Scotland holds no special place in English history or the English psyche, the collective memory of the English nation, et cetera. Scotland is not the birthplace of the English nation. Kosovo is central to the Serbian nation, to Serbian Orthodox Christianity, to the Serbian national identity and the Serbs history...
Kosovo is home to over 1,500 churches and monasteries, some of which date back to the early 13th century and the establishment of the Serbian Orthodox Church itself (1219). The Serbs inhabited Kosovo while they were still pagan and before Serbia even came into existence. The Serbs settled Kosovo not long after the fall of the Roman Empire (~150 years).
Kosovo has been an integral part of the Serbian state for centuries. Prior to the establishment of Serbia, Kosovo had belonged to various Serbian princes and kings and had changed hands but had always remained Serbian. Since the 1100s, Serbias borders have shifted over time, but Kosovo has always remained within them. The only times when Kosovo was not in Serbia was when Serbia did not exist as a state (during the Islamic occupation) and during WWII when the Nazis handed it over to the Albanian Islamofascists and Nazi collaborators.
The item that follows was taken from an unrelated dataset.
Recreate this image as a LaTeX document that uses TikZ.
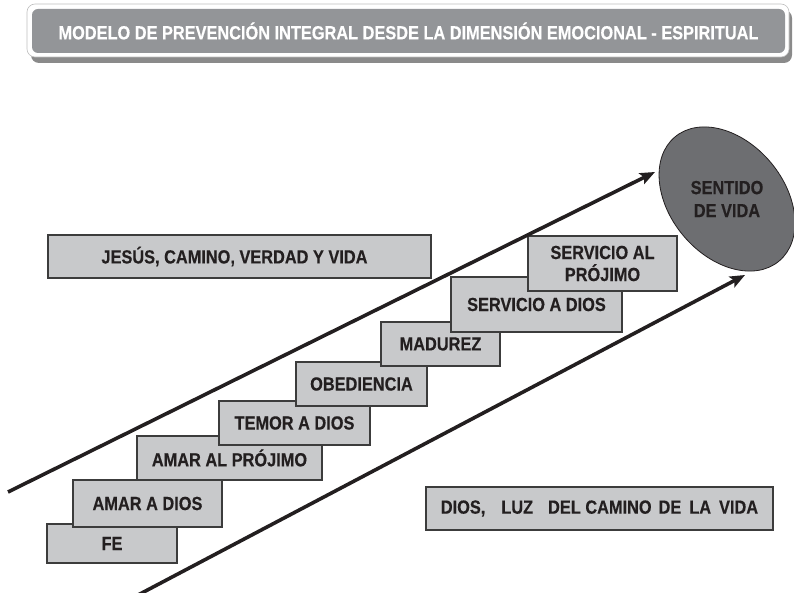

Scotland never had to battle the Ottoman Islamic hordes, whereas Serbia and Kosovo spent 500 years under Islamic occupation following the draw at the Field of Blackbirds (Kosovo Polye, June 28, 1389) and the subsequent fall of all Serbian lands into the hands of the Mohammedans (1457). The aforementioned churches and monasteries of Kosovo kept Serbian culture, faith and identity alive for half a millennium. This fact alone explains why Kosovo means so much to the Serbs. Kosovo is the Serbs.
Slovakia have minoritz of 500,000 Hungarisans in Southern Slovakia.
During voting on Aktisaari plan, all Slovak parties rejected it EXCEPT parties of Hungarian minoritz.